The power grid will remain incredibly vulnerable even after the period of emergency load-shedding is lifted, Eskom said on Thursday.
The parastatal said the grid will remain vulnerable for at least another two years.
Millions of South Africans were left without power for between two and four hours on Thursday.
This resulted in traffics jams, businesses closing and families being unable to cook food.
Eskom instituted its programme of planned power cuts this morning, saying that the last five days of rain left its coal supplies too wet.
Company spokesperson Andrew Etzinger said once this load-shedding period was over, the grid would remain under strain for a long time.
“It will persist for the next two years as it will take that long for us to bring capacity back on and catch up on the immense backlog we have on our existing generators.”
Energy expert Chris Yelland said Eskom needs to look at itself in the mirror.
“They blame labour when there is a strike, they blame their contractors, there is always a reason and it is never Eskom. I think Eskom needs to stand up and say, we are the monopoly generator. We are the generator of last resort, it’s our problem and we take it on the chin.”
At the same time, the South African Chamber of Commerce and Industry (Sacci) said load-shedding will hurt businesses badly if the problem persists.
Sacci CEO Neren Rau said: “If we have load-shedding on a sustained basis, one of the adverse consequences which we hope won’t cross our path is that some businesses will have to reduce their operations.”

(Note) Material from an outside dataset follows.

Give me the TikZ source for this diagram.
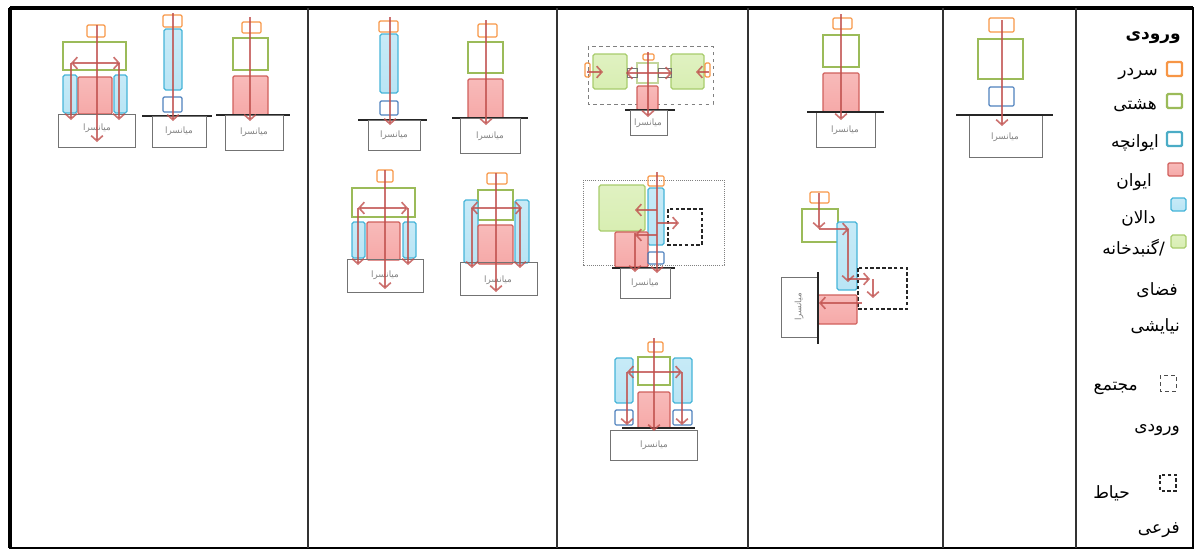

Meanwhile, Public Enterprises Minister Malusi Gigaba said Eskom’s top people are managing the power system to make this period of load-shedding as short as possible.
The minister’s spokesperson Mayihlome Tshwete said Gigaba was in the Eskom control room on Thursday.
“The best executives are working tirelessly around the clock. They have been working since midnight last night on this issue. They have been looking at a number of alternatives, load-shedding is obviously a last resort.”